Couple pleads guilty to forgery charges

Published 10:30 am Saturday, February 6, 2010

An Austin couple accused of felony forgery after a California woman reported that her identity had been stolen both pleaded guilty Friday.

Margarita Oliva-Ortiz, 38, and her husband, 37-year-old Artemio Ruiz-Nava, will be sentenced Oct. 8 on a count each of simple forgery. Other charges were dropped as part of plea agreements.

Both defendants could also face deportation in the case after sentencing.

According to a Mower County court complaint, a Los Angeles County woman reported the identity theft. A Los Angeles County report states that authorities were able to trace the woman’s name to an Austin address.

Subsequent searches by local authorities showed the woman’s name repeatedly linked to a Sixth Avenue Northeast address in Austin, including a search of state Driver and Vehicle Services records that indicated that the name had been used to register for a Minnesota driver’s license on multiple occasions.

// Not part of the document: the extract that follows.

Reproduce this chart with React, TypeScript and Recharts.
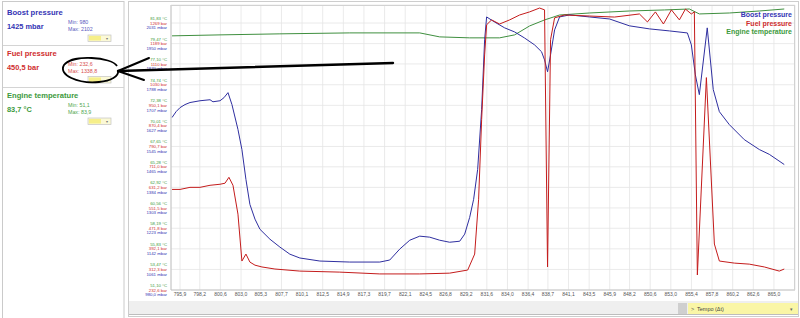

That name was being used by Oliva-Ortiz, authorities discovered, to work at Hormel Foods. The report did not indicate how she obtained the alias.

Oliva-Ortiz was arrested Aug. 13 while at work, according to the Mower County report.

She admitted to police that she had been using the alias to work. She was hesitant to give her real name but gave it when she was told it was needed for jail booking.

Oliva-Ortiz also said she lived with her husband, her son and her daughter. She did not provide her husband’s name.

That same day, police executed a search of the Sixth Avenue home.

No one was home when the search began, but Ruiz-Nava did arrive while it was in progress, according to the report.

He initially said he did not live there, but then said he did when police showed him a framed photo they found in the house of him and Oliva-Ortiz.

When asked, Ruiz-Nava said he was from Mexico and in the U.S. illegally.

A number of documents were found in the house under the couple’s real names and aliases. Fraudulent Hormel paystubs were found for both, as well as wire transfer receipts and other ID cards.